Reacting to claims by NIWA that the judgment did not favour the state government, Kazeem said the quest by the federal agency to keep on controlling the resources of the state from Abuja despite the judgment was totally absurd and cannot stand when viewed from moral, legal and economic grounds.
He observed that the same NIWA that claimed on the one hand that the judgment did not favour the state government, had also indicated interest to appeal, and queried the intention of the agency in seeking to take the resources of the state.
“Looking at the import of these laws which you can find in the constitution is that the Federal Government controls maritime and international navigation which is to clear the high seas for international carriers to be able to move freely,” Kazeem said.
“In so far as bodies of water within a state do not obstruct those international routes, those bodies of water within the exclusive preserve of the state are left to their control and that is what that Appeal Court judgment affirmed.
“It said clearly that the Lagos State House of Assembly has powers to legislate on its intra-inland waterways and the LASWA Law is very clear about its powers and authority to control boat operation.
“You can imagine that a federal government agency in Abuja intend to control how boat operators operate here.

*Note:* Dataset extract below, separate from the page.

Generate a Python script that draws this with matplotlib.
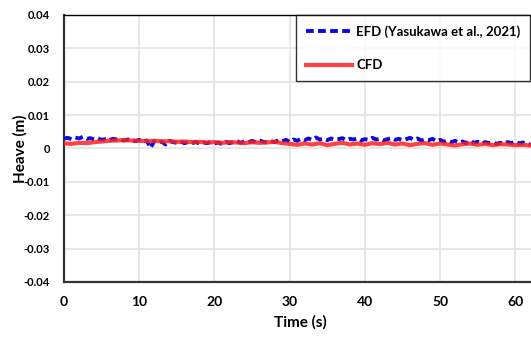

This is just the same thing as saying that the federal government agency should control the buses that ply your road. If you say you have a right to control land transportation, should you not have right to control water transportation?
“Secondly, if you have a coastline that is very important to you and then some people are eroding that coastline by unregulated dredging cutting into the coastline, causing flooding, causing environmental nuisance and then you say that an agency that is situated in Abuja should control that, that is absurd. So, on a moral, on a legal, on an economic standpoint, it is not right.
“If it is the wish of NIWA to challenge the right of LASG to control its resources at the Supreme Court, we say we are ready. However, until this judgment is set aside, it remains good law and will be fully enforced by the LASG and my office and the relevant government agencies”.